Recently a well-respected engineer and leader of a well-respected engineering organization lashed out at my comments. “My customers do not want to pay $120 for a controller on the roof, they will never pay for [the interfaces you advocate]!” This echoed my conversations the month before with my brother CJ, who has been programming high performance embedded systems in high-risk environments for his entire professional life. I asked him what it would take to engage a wider audience. CJ defined the barrier without hesitation: “It’s because people see these systems as invisible and uncontrollable. “
In defense, the engineer would have talked of the enterprise control systems his company offers. He would have pointed out that they had been leaders in developing products offering web services. These just add another trait to CJ’s apt description: inscrutable.
Have you ever sat on the edge of a conversation between two experts in a jargon-filled field not our own? You recognize that the conversation is in English. You do not recognize all of the words. Some of the words sound familiar but seem to have non-standard meanings. Unless you are really motivated, you soon stop paying attention.
That is where building systems are today. LON, BACnet, KNX, and others might as well be in Mandarin as far as Enterprise IT is concerned. When Building System providers produce Web Services, it is as if they switched to English, but highly technical English, laced with jargon, and demanding deep domain knowledge to understand. Controls companies say “We tried, and it failed.” It would be more accurate to say that they did the quickest, dirtiest translation they could.
None of these companies would dream of using on on-line internet language translator for their marketing brochures. Yet that is all they have done with their web services. These systems need to go beyond translating their low voltage protocols to XML—they need to translate their engineering processes into business services.
My friend Keith Gipson has all the retro-commissioning business he can handle right now, driven Energy Companies in Southern California. He will launch into descriptions of the last generation “Enterprise Systems” that are both chilling and hilarious. Somewhere in the narrative there is always a paragraph similar to: “So we found the three year old control system in a locked closet on the third floor, running Windows 98…we think it had been frozen up for months”

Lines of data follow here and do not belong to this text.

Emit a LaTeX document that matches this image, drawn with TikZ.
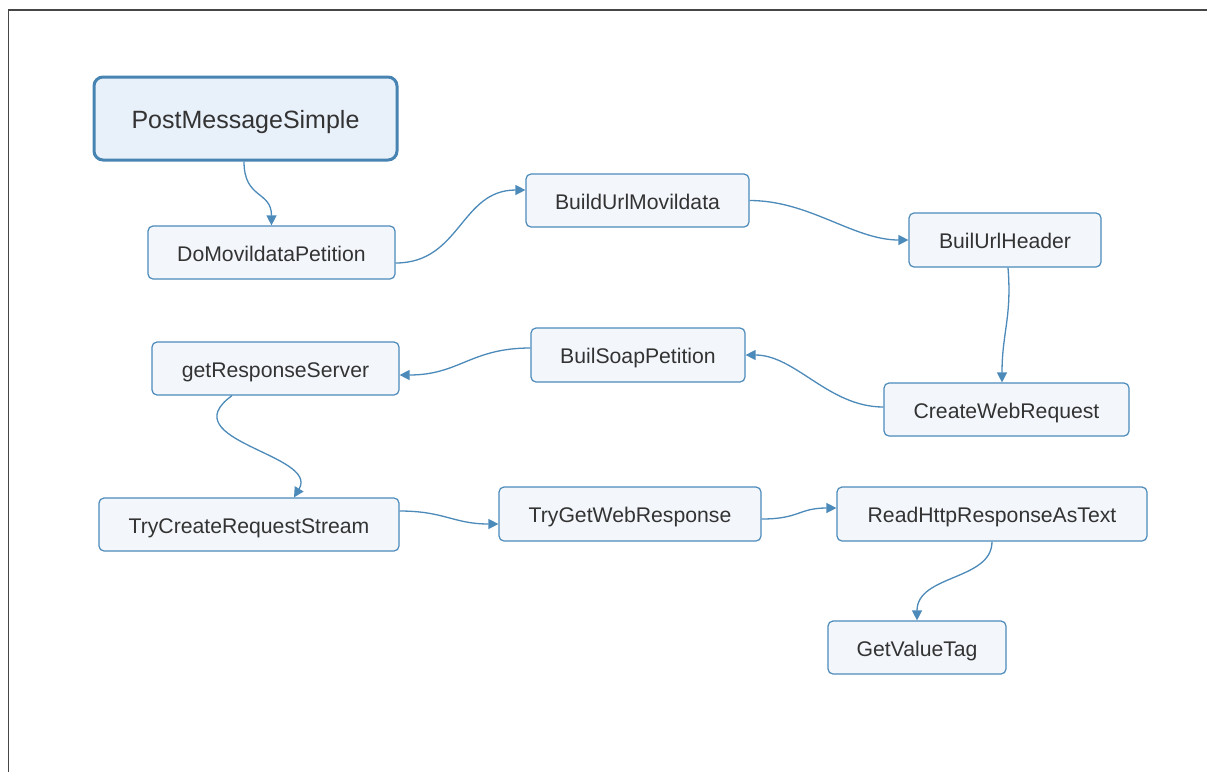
\documentclass[tikz,border=0pt]{standalone}
\usepackage{fontspec}
\setmainfont{Liberation Sans}
\usetikzlibrary{arrows.meta}
\definecolor{edgeblue}{RGB}{76,138,186}
\definecolor{boxfill}{RGB}{243,247,252}
\definecolor{mainfill}{RGB}{232,240,250}
\definecolor{txt}{RGB}{51,51,51}
\definecolor{mainborder}{RGB}{72,132,178}
\definecolor{framegray}{RGB}{70,70,70}
\begin{document}
\begin{tikzpicture}[x=1pt,y=-1pt,
 box/.style={draw=edgeblue, line width=1.2pt, fill=boxfill, rounded corners=5pt, inner sep=0pt, text=txt, font=\fontsize{21.2}{25}\selectfont, text height=17pt, text depth=0pt},
 mainbox/.style={draw=mainborder, line width=3pt, fill=mainfill, rounded corners=9pt, inner sep=0pt, text=txt, font=\fontsize{25}{30}\selectfont, text height=20.5pt, text depth=0pt},
 conn/.style={draw=edgeblue, line width=1.3pt, -{Triangle[length=10pt,width=10pt]}}]
\useasboundingbox (0,0) rectangle (1207,772);
\fill[white] (0,0) rectangle (1207,772);
\draw[framegray, line width=1.5pt] (1207,10) -- (8.5,10) -- (8.5,772);

\node[mainbox, minimum width=303pt, minimum height=83pt] (pms) at (245.5,118.5) {PostMessageSimple};
\node[box, minimum width=247pt, minimum height=53pt] (dmp) at (271.5,252.5) {DoMovildataPetition};
\node[box, minimum width=223pt, minimum height=53pt] (bum) at (637.5,200.5) {BuildUrlMovildata};
\node[box, minimum width=192pt, minimum height=54pt] (buh) at (1005,240) {BuilUrlHeader};
\node[box, minimum width=245pt, minimum height=53pt] (cwr) at (1006.5,409.5) {CreateWebRequest};
\node[box, minimum width=214pt, minimum height=54pt] (bsp) at (638,355) {BuilSoapPetition};
\node[box, minimum width=247pt, minimum height=53pt] (grs) at (275.5,368.5) {getResponseServer};
\node[box, minimum width=300pt, minimum height=53pt] (tcrs) at (249,524.5) {TryCreateRequestStream};
\node[box, minimum width=262pt, minimum height=54pt] (tgwr) at (630,514) {TryGetWebResponse};
\node[box, minimum width=310pt, minimum height=54pt] (rhrt) at (992,514) {ReadHttpResponseAsText};
\node[box, minimum width=178pt, minimum height=53pt] (gvt) at (917,647.5) {GetValueTag};

\draw[conn] ([xshift=-1.5pt]pms.south) .. controls +(0,38) and +(0,-35) .. (dmp.north);
\draw[conn] ([yshift=-10.5pt]dmp.east) .. controls +(65,0) and +(-65,0) .. ([yshift=10.5pt]bum.west);
\draw[conn] (bum.east) .. controls +(60,0) and +(-55,0) .. (buh.west);
\draw[conn] ([xshift=3pt]buh.south) .. controls +(4,50) and +(0,-50) .. ([xshift=-4.5pt]cwr.north);
\draw[conn] ([yshift=2.5pt]cwr.west) .. controls +(-55,0) and +(50,0) .. (bsp.east);
\draw[conn] ([yshift=7pt]bsp.west) .. controls +(-60,0) and +(60,0) .. ([yshift=-6.5pt]grs.east);
\draw[conn] ([xshift=-43.5pt]grs.south) .. controls +(-62,45) and +(26,-43) .. ([xshift=45pt]tcrs.north);
\draw[conn] ([yshift=13.5pt]tcrs.east) .. controls +(45,0) and +(-45,0) .. ([yshift=-10pt]tgwr.west);
\draw[conn] ([yshift=-5pt]tgwr.east) .. controls +(38,0) and +(-38,0) .. ([yshift=6pt]rhrt.west);
\draw[conn] (rhrt.south) .. controls +(0,39) and +(0,-46) .. (gvt.north);
\end{tikzpicture}
\end{document}
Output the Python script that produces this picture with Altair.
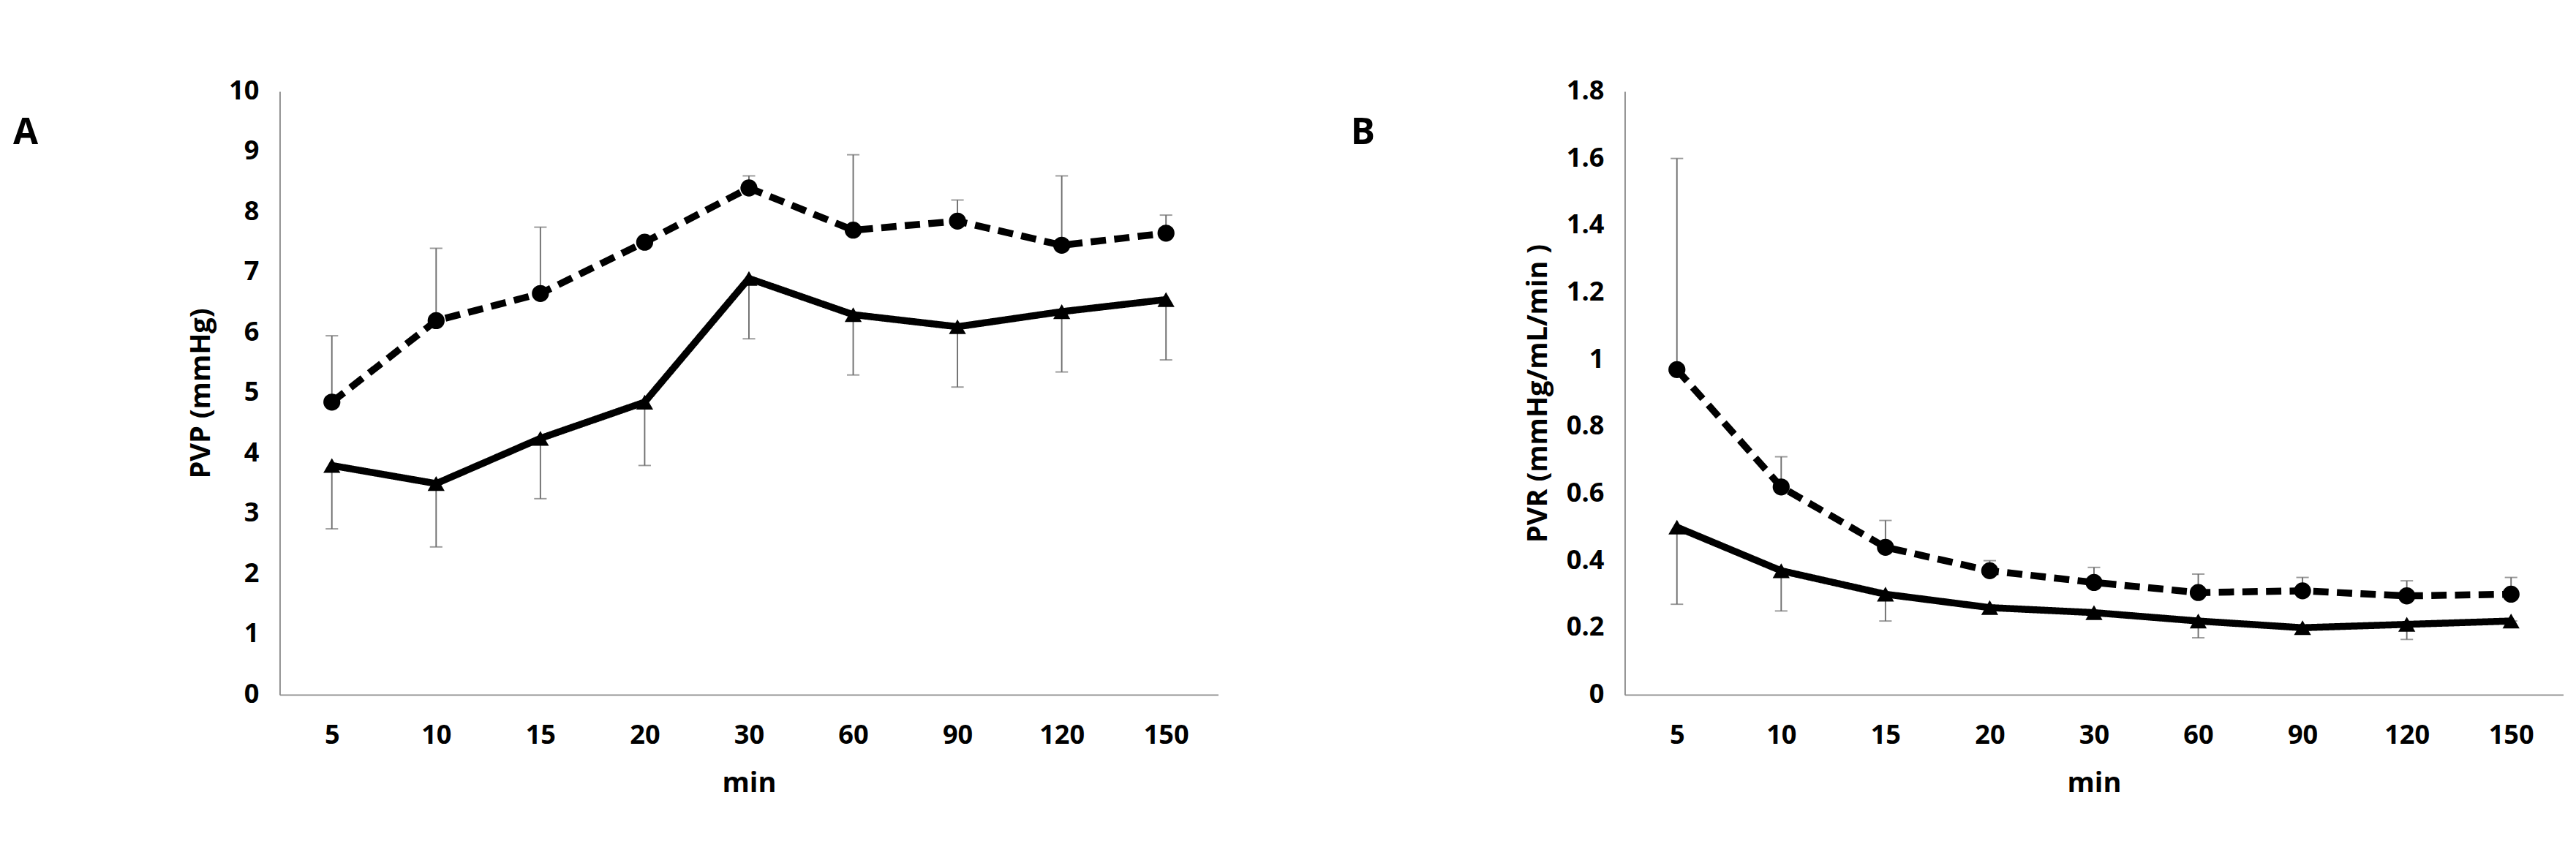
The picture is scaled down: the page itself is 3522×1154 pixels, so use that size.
import altair as alt
import pandas as pd

minutes = ['5', '10', '15', '20', '30', '60', '90', '120', '150']

# panel A - PVP (mmHg)
pvp_dmem = [3.8, 3.5, 4.25, 4.85, 6.9, 6.3, 6.1, 6.35, 6.55]
pvp_dmem_low = [2.75, 2.45, 3.25, 3.8, 5.9, 5.3, 5.1, 5.35, 5.55]
pvp_blood = [4.85, 6.2, 6.65, 7.5, 8.4, 7.7, 7.85, 7.45, 7.65]
pvp_blood_high = [5.95, 7.4, 7.75, 7.5, 8.6, 8.95, 8.2, 8.6, 7.95]

# panel B - PVR (mmHg/mL/min)
pvr_dmem = [0.5, 0.37, 0.30, 0.26, 0.245, 0.22, 0.20, 0.21, 0.22]
pvr_dmem_low = [0.27, 0.25, 0.22, 0.26, 0.245, 0.17, 0.20, 0.165, 0.22]
pvr_blood = [0.97, 0.62, 0.44, 0.37, 0.335, 0.305, 0.31, 0.295, 0.30]
pvr_blood_high = [1.6, 0.71, 0.52, 0.40, 0.38, 0.36, 0.35, 0.34, 0.35]

FONT = 'Open Sans'


def _frame(dmem, dmem_err, blood, blood_err):
    rows = []
    for i, m in enumerate(minutes):
        rows.append({'min': m, 'group': 'DMEM', 'value': dmem[i], 'err': dmem_err[i]})
        rows.append({'min': m, 'group': 'BLOOD', 'value': blood[i], 'err': blood_err[i]})
    return pd.DataFrame(rows)


def _panel(df, letter, ytitle, ymax, ystep, show_legend):
    n = int(round(ymax / ystep))
    x = alt.X('min:N', sort=minutes, title='min',
              scale=alt.Scale(type='point', padding=0.5),
              axis=alt.Axis(labelAngle=0, ticks=False, labelPadding=40, titlePadding=30))
    y = alt.Y('value:Q', title=ytitle,
              scale=alt.Scale(domain=[0, ymax], nice=False),
              axis=alt.Axis(ticks=False, grid=False, labelOverlap=False, format='~g',
                            labelPadding=30, titlePadding=20,
                            values=[round(i * ystep, 1) for i in range(n + 1)]))
    base = alt.Chart(df)
    err_rule = base.mark_rule(color='#6e6e6e', strokeWidth=2).encode(
        x=x, y='value:Q', y2='err:Q')
    err_cap = base.mark_tick(color='#6e6e6e', thickness=2, size=18, orient='horizontal').encode(
        x=x, y='err:Q')
    legend = alt.Legend(title=None, orient='top-right', direction='horizontal', offset=-20,
                        labelFontSize=38, labelFont=FONT, labelFontWeight='bold', symbolSize=700,
                        symbolStrokeWidth=8, symbolStrokeColor='black', symbolFillColor='black',
                        columnPadding=60, labelLimit=300) if show_legend else None
    lines = base.mark_line(strokeWidth=10, color='black',
                           point=alt.OverlayMarkDef(filled=True, color='black', size=600)).encode(
        x=x, y=y,
        strokeDash=alt.StrokeDash('group:N', sort=['DMEM', 'BLOOD'],
                                  scale=alt.Scale(domain=['DMEM', 'BLOOD'], range=[[1, 0], [22, 12]]),
                                  legend=legend),
        shape=alt.Shape('group:N', sort=['DMEM', 'BLOOD'],
                        scale=alt.Scale(domain=['DMEM', 'BLOOD'], range=['triangle-up', 'circle']),
                        legend=legend),
    )
    return alt.layer(err_rule, err_cap, lines).properties(
        width=1350, height=868,
        title=alt.TitleParams(letter, anchor='start', dx=-250, dy=110, fontSize=52,
                              font=FONT, fontWeight='bold'),
    )


a = _panel(_frame(pvp_dmem, pvp_dmem_low, pvp_blood, pvp_blood_high), 'A', 'PVP (mmHg)', 10, 1, False)
b = _panel(_frame(pvr_dmem, pvr_dmem_low, pvr_blood, pvr_blood_high), 'B', 'PVR (mmHg/mL/min )', 1.8, 0.2, True)

chart = alt.hconcat(a, b, spacing=190).configure_view(stroke=None).configure_axis(
    labelFont=FONT, titleFont=FONT, labelFontSize=38, titleFontSize=40,
    labelFontWeight='bold', titleFontWeight='bold', labelColor='black', titleColor='black',
    domainColor='#8c8c8c', domainWidth=2,
).configure_title(offset=0).properties(padding={'left': 10, 'top': 75, 'right': 10, 'bottom': 5})

chart.save("out.html", embed_options={"renderer": "svg", "actions": False})
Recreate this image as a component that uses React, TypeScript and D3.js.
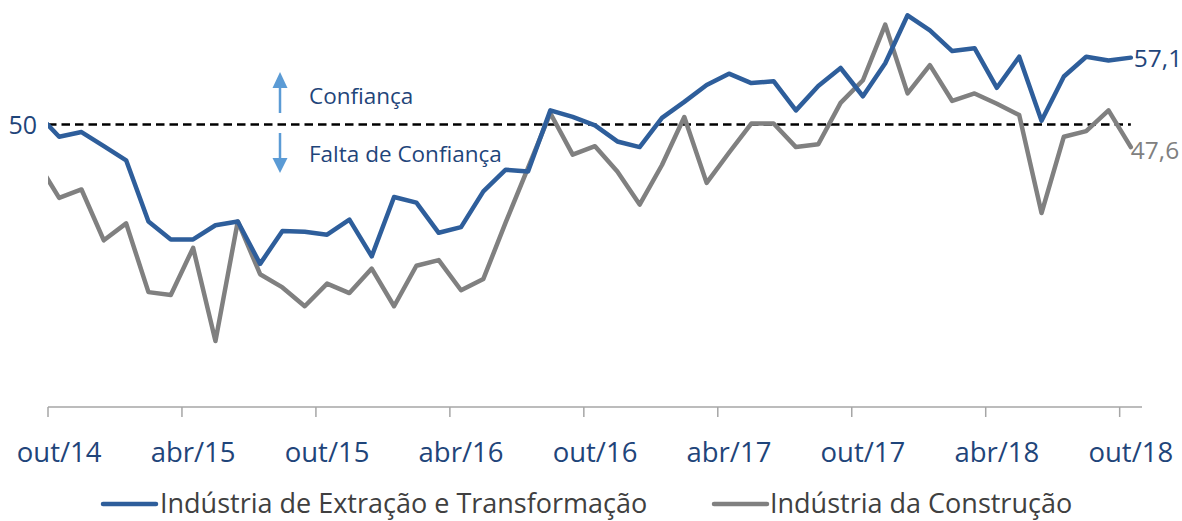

I cannot imagine ever considering a computer running Windows 98 as being enterprise ready. I don’t think even Microsoft ever marketed Windows 98 as an enterprise operating system. The controls companies that used Windows 98 until recently did so because it was the most recent operating system they could find with no standards for security or system protection that might change the way that they had always written programs. And as Windows 98 was always un-securable, it owners had no choice but to isolate it from the network and lock it in the closet.
Today’s Building Systems use web services are like they used Windows 98. They have made some sort of pro-forma nod toward mainstream systems. It is neither effective nor useful. Without security, the Windows 98 PC could not safely be connected to any network with other systems. Without service oriented abstraction and the useful security models they enable the new web services cannot interact effectively with enterprise systems.
Despite all, they remain invisible and uncontrollable because inscrutable. No one wants to pay for that.